Today, Cameron did something rather new: self-criticism in Russian style. Old tart that he is, he is hoping to gain the favour of his clients by promising he will now be most willing to satisfy their every desire. That’s Cameron for you: a moral vacuum, filled with hot air.
So, Cameron says he gets the message. The problem is whether the conservative electorate got his: Cameron is a slimy, lying, opportunistic, mediocre clown with a posh voice and no clue of conservatism, and who would sell his mother to whoredom before you can say “hug a hoodie” if this would only help him to stay in power. I follow politics since I am a little child, and I have never seen such a… one as this one.
In the meantime, the tree on the internet site is blue again. A blue tree. Now that‘s smart, and modern…

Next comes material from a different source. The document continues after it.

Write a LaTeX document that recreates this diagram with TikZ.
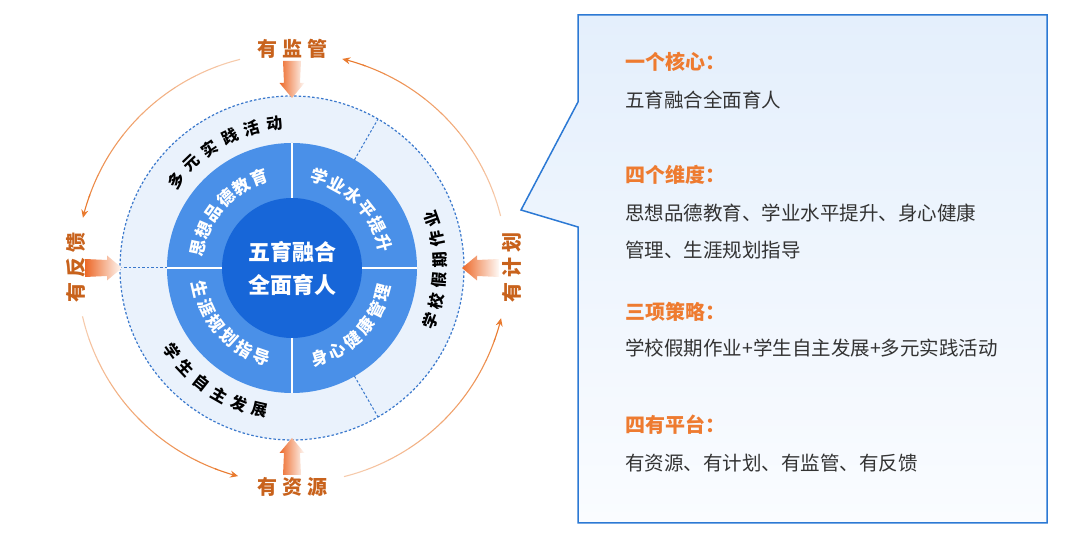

Cameron has, today, recognised the necessity of being more Conservative. You can be rather sure the matter of sodomarriage will now be buried as quietly as possible. But the question is: why should the party leave the task to become Conservative again to him, instead of entrusting the job to a Conservative?
I might be wrong, and it will take some time. But I think the writing might already be on the wall.